An Egyptian appeals court on Thursday acquitted a Mubarak-era oil minister of charges of selling under-priced gas to Israel and squandering public funds in a final ruling in the case, a judicial source told Ahram Online.
Sameh Fahmy was initially convicted in 2012 and sentenced to 15 years in jail; he was acquitted in February 2015 while being retried, but the prosecution appealed the ruling.
The Court of Cassation, the country's highest appellate court for general jurisdiction cases, rejected the appeal on Thursday and found Fahmy, along with five other petroleum ministry officials, innocent of the charges.
Fahmy was first arrested in April 2011. He was released after securing a retrial in 2013.

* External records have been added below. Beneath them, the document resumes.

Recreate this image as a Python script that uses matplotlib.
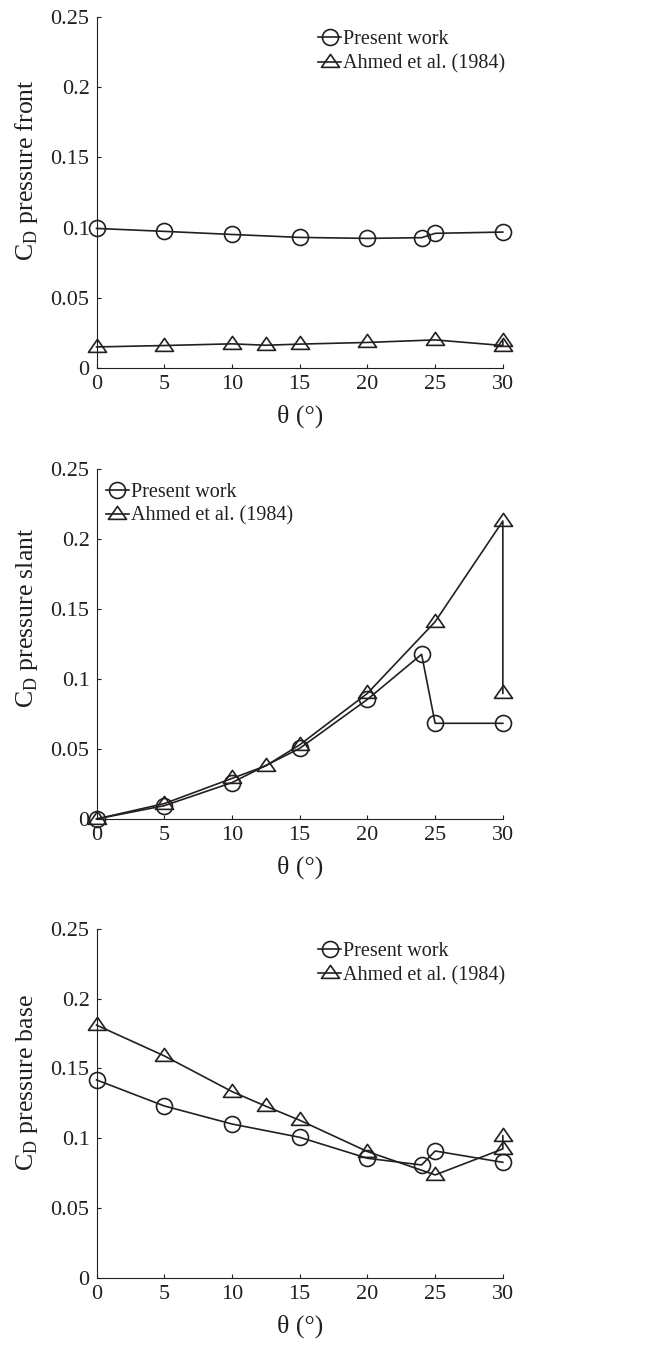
import matplotlib
matplotlib.use("Agg")
import matplotlib.pyplot as plt
from matplotlib.path import Path

plt.rcParams['font.family'] = ['Liberation Serif', 'DejaVu Serif']
plt.rcParams['mathtext.fontset'] = 'custom'
plt.rcParams['mathtext.rm'] = 'Liberation Serif'

ink = '#231f20'

# data
theta_present = [0, 5, 10, 15, 20, 24, 25, 30]
theta_ahmed = [0, 5, 10, 12.5, 15, 20, 25, 30, 30]

front_present = [0.0994, 0.0973, 0.0951, 0.0930, 0.0923, 0.0928, 0.0959, 0.0968]
front_ahmed = [0.0150, 0.0160, 0.0172, 0.0162, 0.0170, 0.0182, 0.0200, 0.0160, 0.0190]

slant_present = [0.0, 0.0095, 0.0260, 0.0505, 0.0855, 0.1177, 0.0684, 0.0684]
slant_ahmed = [0.0, 0.0110, 0.0290, 0.0380, 0.0530, 0.0898, 0.1410, 0.2130, 0.0898]

base_present = [0.1418, 0.1232, 0.1103, 0.1008, 0.0858, 0.0810, 0.0910, 0.0829]
base_ahmed = [0.1810, 0.1590, 0.1335, 0.1230, 0.1130, 0.0906, 0.0739, 0.0925, 0.1018]

ylabels = ["pressure front", "pressure slant", "pressure base"]
xticks = [0, 5, 10, 15, 20, 25, 30]
yticks = [0, 0.05, 0.1, 0.15, 0.2, 0.25]
yticklabels = ["0", "0.05", "0.1", "0.15", "0.2", "0.25"]
legend_names = ["Present work", "Ahmed et al. (1984)"]

# MATLAB style triangle: wider than tall
tri = Path([(-1, -0.54), (1, -0.54), (0, 0.9), (-1, -0.54)],
           [Path.MOVETO, Path.LINETO, Path.LINETO, Path.CLOSEPOLY])

fig = plt.figure(figsize=(6.48, 13.45), dpi=100)
boxes = [[0.149, 0.7264, 0.627, 0.261],
         [0.149, 0.3911, 0.627, 0.260],
         [0.149, 0.0496, 0.627, 0.260]]
legend_at = [(0.545, 0.962), (0.023, 0.962), (0.545, 0.962)]
label_y = [0.564, 0.575, 0.561]

series = [(front_present, front_ahmed), (slant_present, slant_ahmed), (base_present, base_ahmed)]

for i in range(3):
    ax = fig.add_axes(boxes[i])
    p, a = series[i]
    ax.plot(theta_present, p, color=ink, lw=1.2, marker='o', ms=11.5,
            mfc='none', mec=ink, mew=1.2, clip_on=False, label=legend_names[0])
    ax.plot(theta_ahmed, a, color=ink, lw=1.2, marker=tri, ms=13,
            mfc='none', mec=ink, mew=1.2, clip_on=False, label=legend_names[1])
    ax.set_xlim(0, 30)
    ax.set_ylim(0, 0.25)
    ax.set_xticks(xticks)
    ax.set_xticklabels([str(t) for t in xticks])
    ax.set_yticks(yticks)
    ax.set_yticklabels(yticklabels)
    for s in ['top', 'right']:
        ax.spines[s].set_visible(False)
    for s in ['left', 'bottom']:
        ax.spines[s].set_linewidth(0.8)
        ax.spines[s].set_color(ink)
    ax.tick_params(direction='in', length=3, width=0.8, colors=ink,
                   labelsize=16, pad=5)
    ax.set_ylabel(r"C$_\mathrm{D}$" + " " + ylabels[i], fontsize=18.5, color=ink)
    ax.yaxis.set_label_coords(-0.14, label_y[i])
    ax.set_xlabel("θ (°)", fontsize=18.5, color=ink)
    ax.xaxis.set_label_coords(0.5, -0.105)
    ax.legend(loc='upper left', bbox_to_anchor=legend_at[i], frameon=False,
              fontsize=14.5, handlelength=1.15, handletextpad=0.1,
              labelspacing=0.25, borderpad=0, borderaxespad=0, labelcolor=ink)

fig.savefig("out.png", dpi=100)
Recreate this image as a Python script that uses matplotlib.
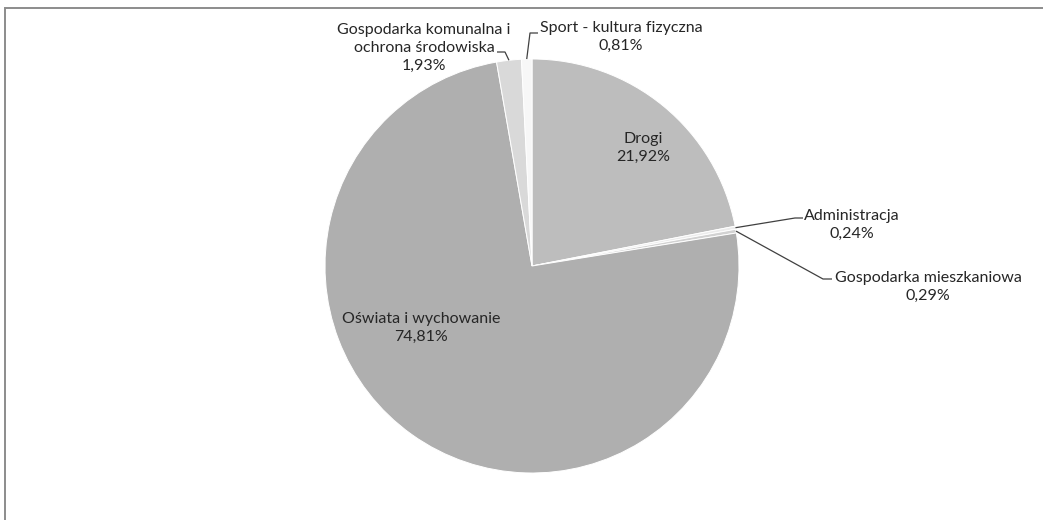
import numpy as np
import matplotlib
matplotlib.use("Agg")
import matplotlib.pyplot as plt
from matplotlib.patches import Rectangle

categories = ["Drogi", "Administracja", "Gospodarka mieszkaniowa",
              "Oświata i wychowanie", "Gospodarka komunalna i\nochrona środowiska",
              "Sport - kultura fizyczna"]
values = [21.92, 0.24, 0.29, 74.81, 1.93, 0.81]
pct_labels = ["21,92%", "0,24%", "0,29%", "74,81%", "1,93%", "0,81%"]
colors = ["#bdbdbd", "#ececec", "#d2d2d2", "#afafaf", "#d9d9d9", "#f7f7f7"]

W, H = 1043, 520
fig = plt.figure(figsize=(W / 100, H / 100), dpi=100)
ax = fig.add_axes([0, 0, 1, 1])
ax.set_xlim(0, W)
ax.set_ylim(0, H)
ax.set_aspect("equal")
ax.axis("off")

plt.rcParams['font.family'] = ['Lato', 'DejaVu Sans']

cx, cy, R = 532, H - 266, 207
wedges, _ = ax.pie(values, colors=colors, startangle=90, counterclock=False,
                   center=(cx, cy), radius=R,
                   wedgeprops=dict(edgecolor="white", linewidth=0.7))
ax.set_xlim(0, W)
ax.set_ylim(0, H)

# frame
fig.patches.append(Rectangle((5 / W, -0.1), 1.2, 1.1 - 8.5 / H, transform=fig.transFigure,
                             fill=False, edgecolor="#8c8c8c", linewidth=1.4))

fs = 11.5
ls = 1.38
tc = "#262626"

# label anchor positions (image pixel coords)
label_pos = {
    0: (643, 148),
    1: (852, 225),
    2: (928, 287),
    3: (421, 328),
    4: (424, 48),
    5: (621, 37),
}

def mid_point(i, frac=1.0):
    w = wedges[i]
    ang = np.deg2rad((w.theta1 + w.theta2) / 2)
    return cx + R * frac * np.cos(ang), cy + R * frac * np.sin(ang)

for i, (cat, p) in enumerate(zip(categories, pct_labels)):
    x, y = label_pos[i]
    ax.text(x, H - y, f"{cat}\n{p}", ha="center", va="center", fontsize=fs,
            linespacing=ls, color=tc)

# leader lines (elbows in image coords)
elbows = {
    1: [(795, 218), (803, 218)],
    2: [(823, 279), (832, 279)],
    4: [(505, 52), (497, 52)],
    5: [(530, 33), (538, 33)],
}
for i, pts in elbows.items():
    sx, sy = mid_point(i)
    xs = [sx] + [p[0] for p in pts]
    ys = [sy] + [H - p[1] for p in pts]
    ax.plot(xs, ys, color="#404040", linewidth=0.9, solid_capstyle="butt")

fig.savefig("out.png", dpi=100, facecolor="white")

The sale of gas to Israel has long raised controversy in Egypt. Prosecutors have argued that Hosni Mubarak's government sold gas at preferential rates to Israel and other countries, costing Egypt billions of dollars in lost revenue.
Egypt was selling natural gas to Israel under a 20-year agreement at the time of the 2011 revolution, but the deal was halted in April 2012 after continuous attacks on the pipeline by militants in the Sinai Peninsula.
Several Mubarak-era figures, including the ousted president himself, have been convicted of corruption-related offences, and then subsequently acquitted on retrial.
In November 2014, Mubarak and his interior minister Habib El-Adly were found innocent of charges of killing peaceful protesters during the 2011 uprising that toppled him.